SACRAMENTO, Calif. (KCRA) —Sacramento’s downtown Entertainment and Sports Center attracted hundreds of people Sunday for the official Cornerstone Ceremony, an important event linking the city's future with its past.
Scores of masons marched en masse to the stone marker – a cornerstone – that's part of an American tradition dating back more than 200 years.
"We will be replicating a ceremony that George Washington actually conducted at the U.S. Capitol," said Russ Charvonia, grand master of the Masonic Grand Lodge of California.
The masons believe the first stone must be perfectly square, level and plumb – or the building itself will cave in.
On Sunday, the Sacramento Kings laid the foundation for a sports complex that will create more than 4,000 permanent jobs and 1.6 million new visitors to downtown Sacramento.
And with a 16-story hotel planned nearby, there’s the prospect of $12 billion in economic activity over the life of the project.
"When you add an arena that will have 150 to 200 event nights a year, plus a hotel, great restaurants, great shops (and) living (and) office space, we really hope we can catalyze new economic development in and around our city core," said Chris Granger, the president of the Sacramento Kings.
That development also includes the downtown railyards and the potential of a new privately financed soccer stadium for the Sacramento Republic FC.
The goal is to revitalize Sacramento's downtown core, making it a place where people want to live, and walk to work.

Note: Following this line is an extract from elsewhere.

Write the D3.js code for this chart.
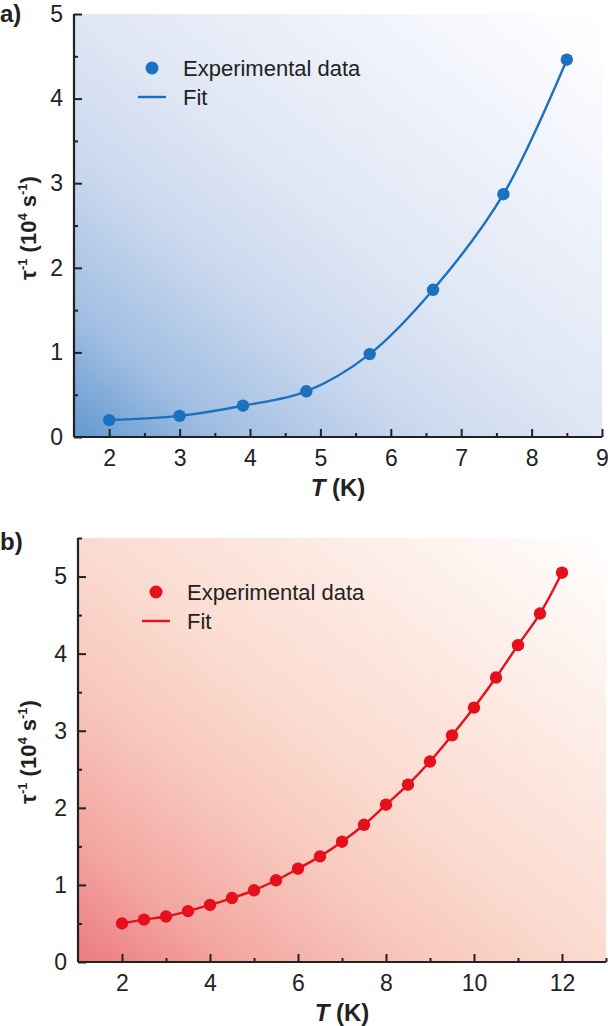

"There will be a lot of housing," Sacramento City Manager John Shirey said. "So, people will be able to live downtown, maybe walk to work, take advantage of entertainment -- all without having to get into their car."
And in just two years, Sacramento’s hole in the ground at 6th and J streets will be the center of economic development.
"Whoever thought a hole in the ground would look so cool?" Mayor Kevin Johnson said in a written statement. "The entertainment and sports complex has always been so much bigger than basketball. It’s about jobs, economic development, arts and culture and civic pride. We're laying a new foundation, not just for the arena complex, but for the future of downtown Sacramento."
Rufus Johnson, a mason from Alameda, is already excited.
"It’s a money maker," Johnson said. "Because you can’t imagine the amount of money that's going to be won when this building is completely finished."
Sacramento’s futuristic project has strong historical roots. The downtown site is the same location where California's first masons lodge was organized in 1850.